Diez inagotables y espasmódicas risotadas a destiempo de la quarterback y de una compañera de equipo al otro lado de la sala, cuatro conversaciones en voz alta con vocación de chiste colectivo entre dos adorables abuelas y 40 minutos después ya me estaba replanteando algunos dogmas. El primero, que quizás el mundo podría ser más maravilloso con la legalización universal de la eutanasia activa pasados los 70 años, o por lo menos con un recrudecimiento de la selección natural. La prolongación de la esperanza de vida está sobrevalorada. Antes de que apareciera Ricardo Darín ya me había dado por vencido, se me habían caído al suelo todos los chacras y se me había agudizado la alopecia. Si alguien quiere Propecia que me avise, yo ya lo doy por imposible. Cuando no es la genética son las Supremes de la Bella Easo.
Al salir del cine -seguro que con más canas que con las que entré- me preguntaba a mí mismo si había sido objeto de una simpática performance orquestada por la productora para colocar al espectador en la misma situación de estrés límite que los protagonistas de la película, lo cual habría justificado el uso indiscriminado de unas cuantas 9mm parabellum, que supongo que alguna quedará todavía en la Parte Vieja. Por cierto, hablando del olvidado arte del pim pam pum, me cuentan que en la proyección de «Lasa eta Zabala» de la siguiente sesión se repitió la fiesta de gritos y comentarios que la respetada audiencia tuvo a bien compartir con el resto de los presentes, con un “¡hijo de puta!” como colofón intelectual del debate suscitado a la luz del proyector.

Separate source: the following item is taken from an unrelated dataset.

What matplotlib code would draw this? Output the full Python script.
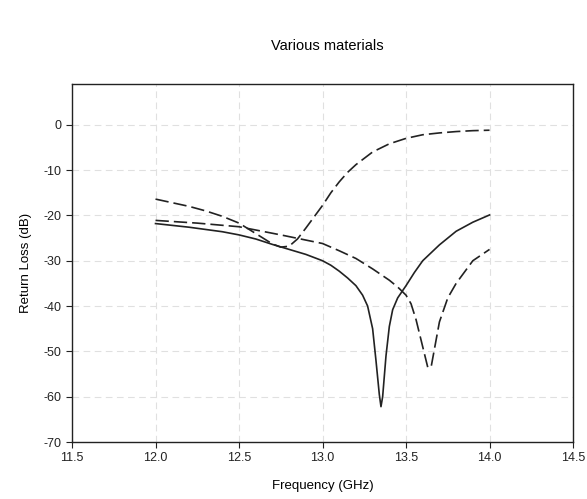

En fin, descartada la hipótesis de la citada performance sádica, la conclusión evidente es que ni Wert, ni el IVA cultural, ni las descargas por internet, ni el streaming han hecho tanto daño al cine como la fiesta del cine. Una paradoja que, en el caso donostiarra, adquiere una escenografía especialmente macabra con involuntaria inspiración walking dead: la de manadas de chicas de oro en incesante peregrinaje durante tres días desde la terraza de la cafetería Avenida XXI hasta los cines Príncipe.
Pero quizás lo de las maduritas locutoras yeyé tan solo sea una irritante consecuencia más de esa autóctona devoción que tenemos en este país por el “gratis total”, da igual que se regalen cebollas, entradas de cine o zurullos de ardi latxa. Si es gratis, o muy barato, hay rebaño entusiasmado con la idea de perder su tiempo en lo que sea que repartirán al principio de la cola. Y de este modo se diluye el interés por lo ofertado en aras de la participación cerril en una iniciativa con fecha de caducidad. Por lo tanto, el éxito de la fiesta del cine está lejos de ser el reflejo de un interés patrio por el séptimo arte. A lo sumo, representa una eficaz alternativa de ocio vespertino para la respetable comunidad de jubilados. Porque para el cinéfilo no es más que una tortura a 2,9 euros y 24 fotogramas por segundo.
Puestos a reubicar prioridades, mi reino por entradas a 7 euros y chicas con el culo moderadamente imperfecto.
4 Comentarios
Sinceramente no soy de ir ni de no ir al cine, pero el articulo es malo de ganas.
Un medio que intenta ser el referente cultural de donosti, tiene que cuidar mas los articulos que publican.
Y eso que soy una persona que se espresa realmente mal
No te pases! Aquí ha habido gente mucho más chunga escribiendo. De hecho éste escribe muy bien, otra cosa es q estemos de acuerdo con lo q dice… Yo soy fan de pagar poco y poder ir al cine, por ejemplo
Hacía mucho tiempo que no leía un artículo tan malo.
Espero que no le dejéis escribir nunca mas.
Me avergüenza ser Donostiarra
gracias.
Ahora me siento menos bicho raro por huir del cine en esos días.